# Best electric range/oven



## abefroman (Mar 12, 2005)

Who makes the best electric range/oven?

Once with a stove top grill or infrared grill would be nice.


----------



## amazingrace (Jul 28, 2006)

I just know I won't be getting another whirlpool when this one finally dies. 

Purchased it in 1994, to put in our new home. Used the oven rarely for the next year or so. Just before Thanksgiving in 1996, the thermostat on the oven went out. I called Whirlpool customer service to see about a new one and to inquire about the warrantee. Sorry. Just one year on everything except the knobs... they are warranteed for life. :lol: We sprung for the new thermostat & hubby installed it himself. So far so good since then with the oven. However, the next thing was the burners. First one, then another until I was down to just one. Oddly, the one I use the most is the one that kept working. So now, sadly, we were thinking about replacing the range, when a friend called to ask if we had need of a Whirlpool electric stove? Someone she knew of was giving one away. Hubby and I went to look at it. He determined that we could strip it down and use the parts on our stove. So I now have all four burners working again, and extra parts for the future. I don't see a new stove on the horizon, but when the time comes, I plan to shop very carefully for one that will have a decent warrantee. 
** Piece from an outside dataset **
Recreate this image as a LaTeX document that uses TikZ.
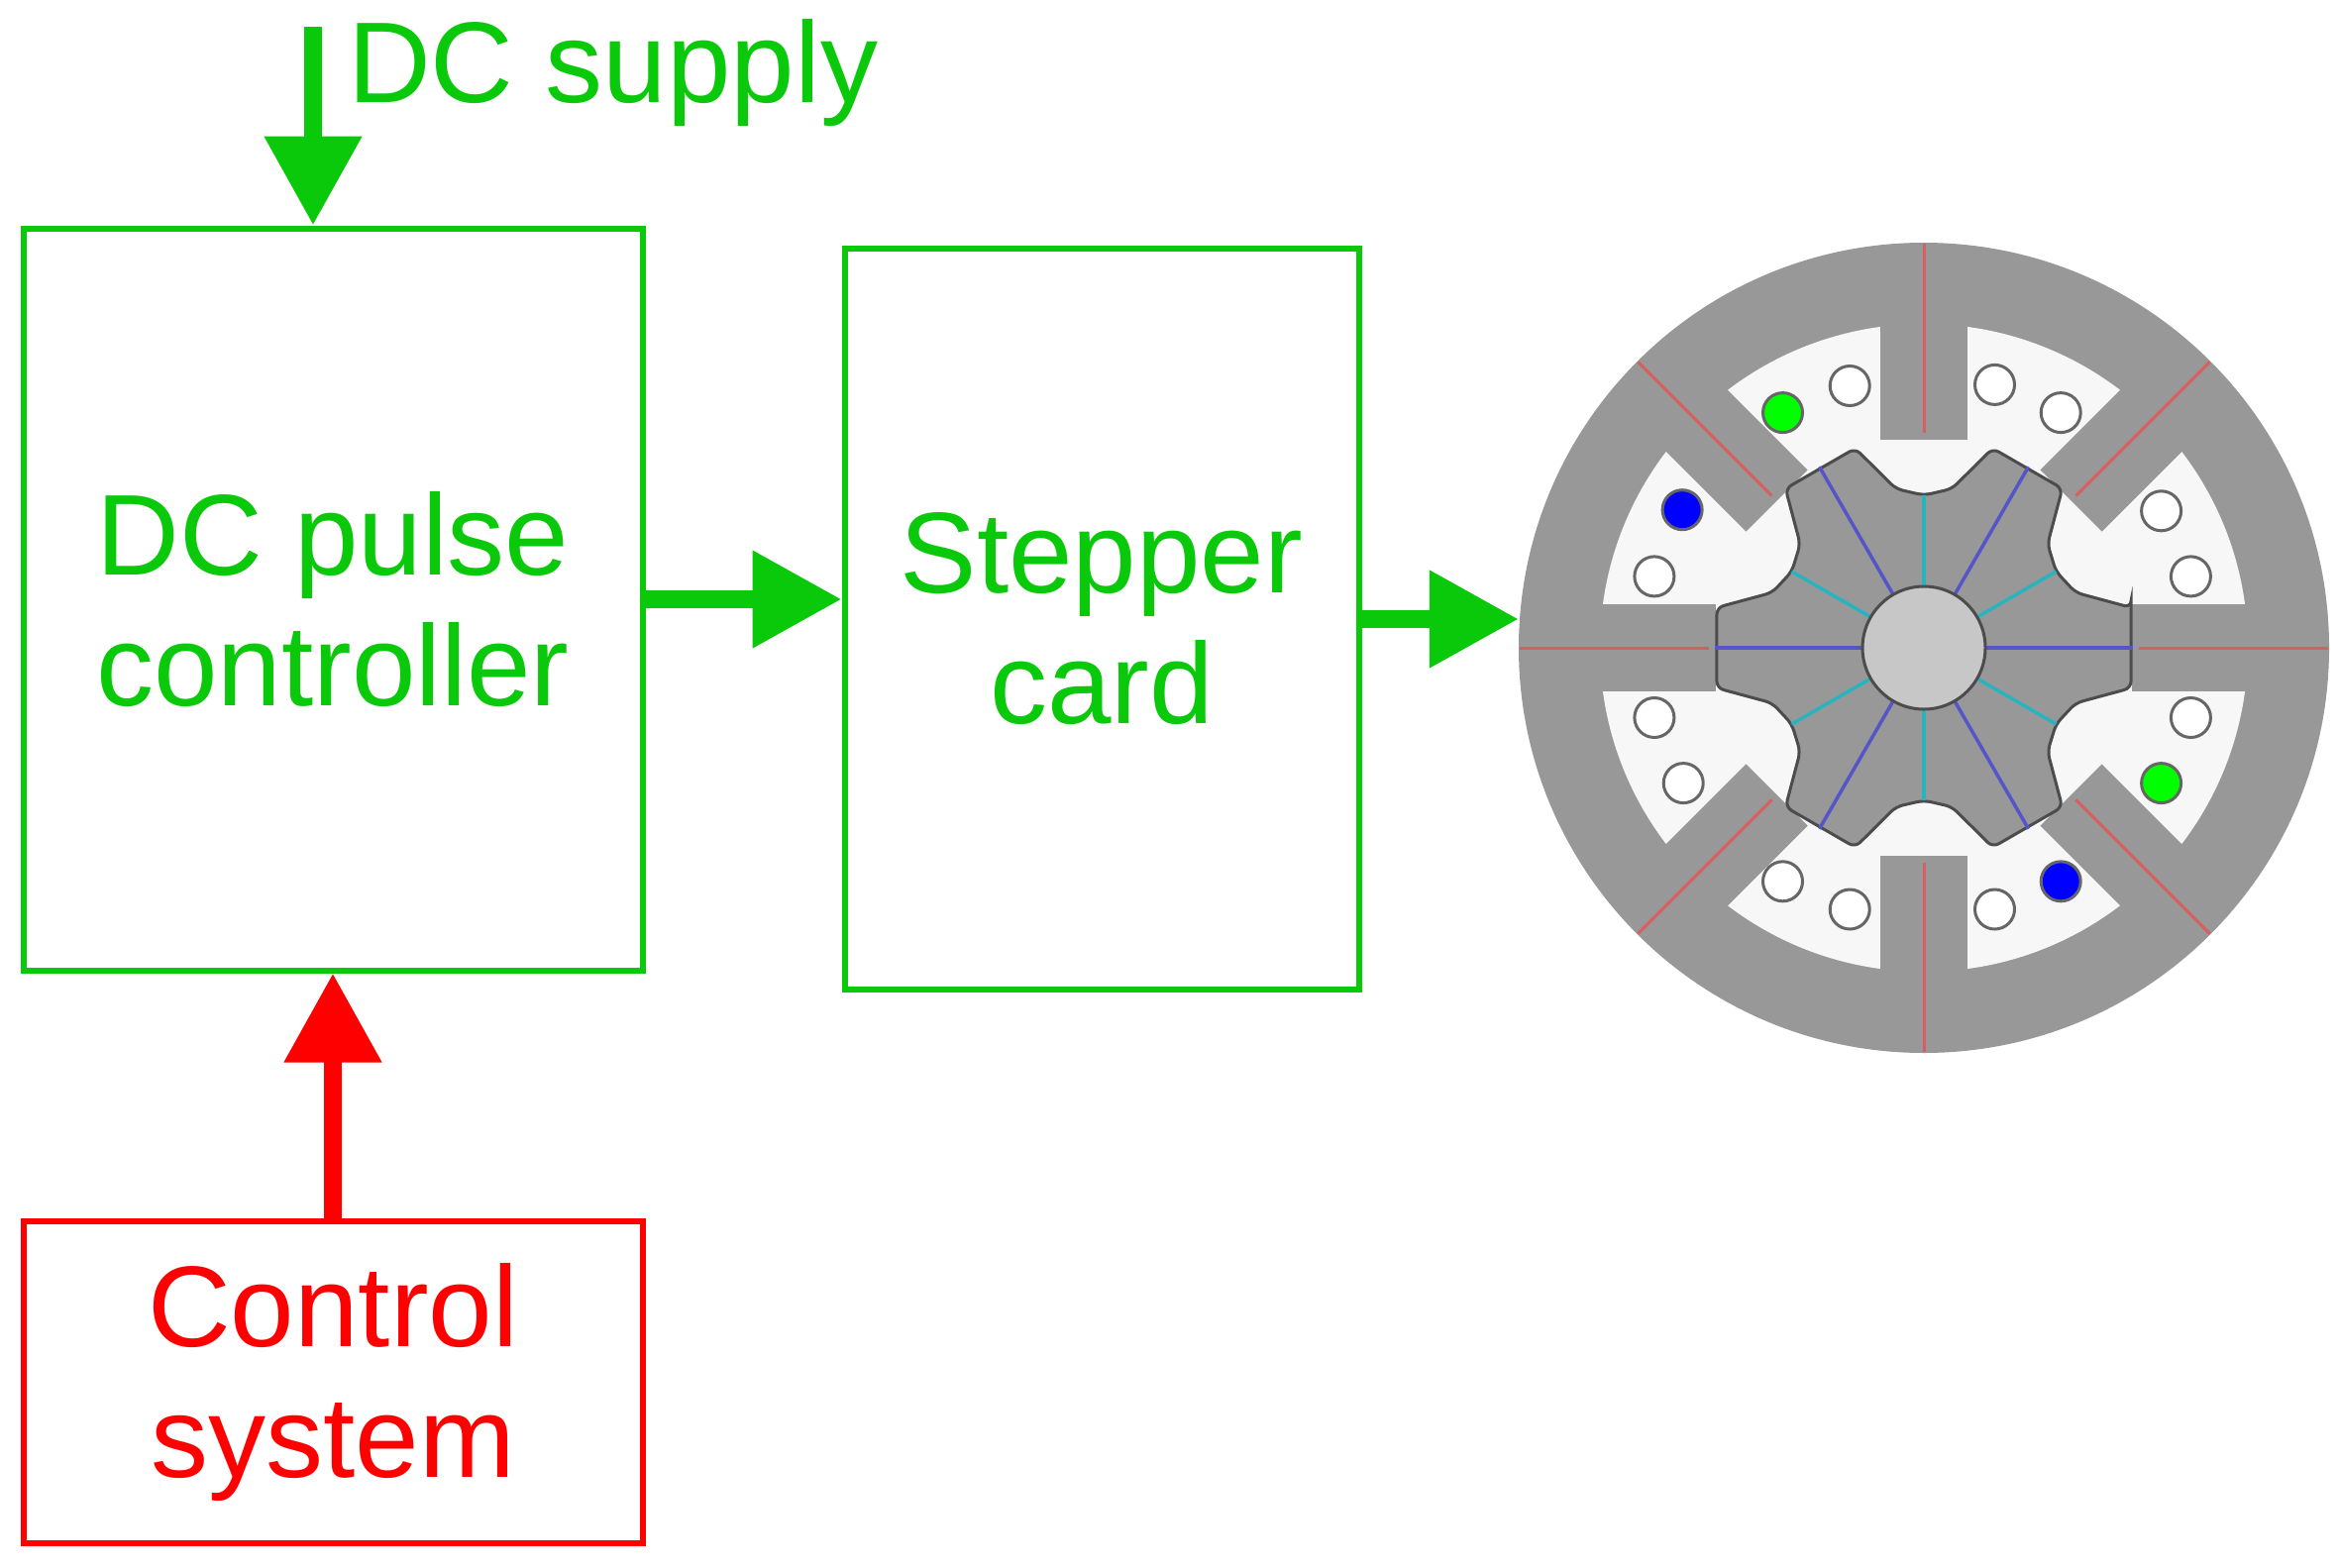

By the way, our other appliances are Whirlpool as well. The Fridge is not impressive either. The door shelf brackets are all broken, even though we didn't stress them. I have them duct taped so we can keep using them. The ice maker failed about 2 years ago, so now we make our ice the oldfashioned way, because it seems foolish to us to replace it when the fridge is so old, and the light switch(not the bulb) in the freezer side is kaput, so I use a flashlight when I'm looking for something. 

So far, so good with the dishwasher, though. :look:


----------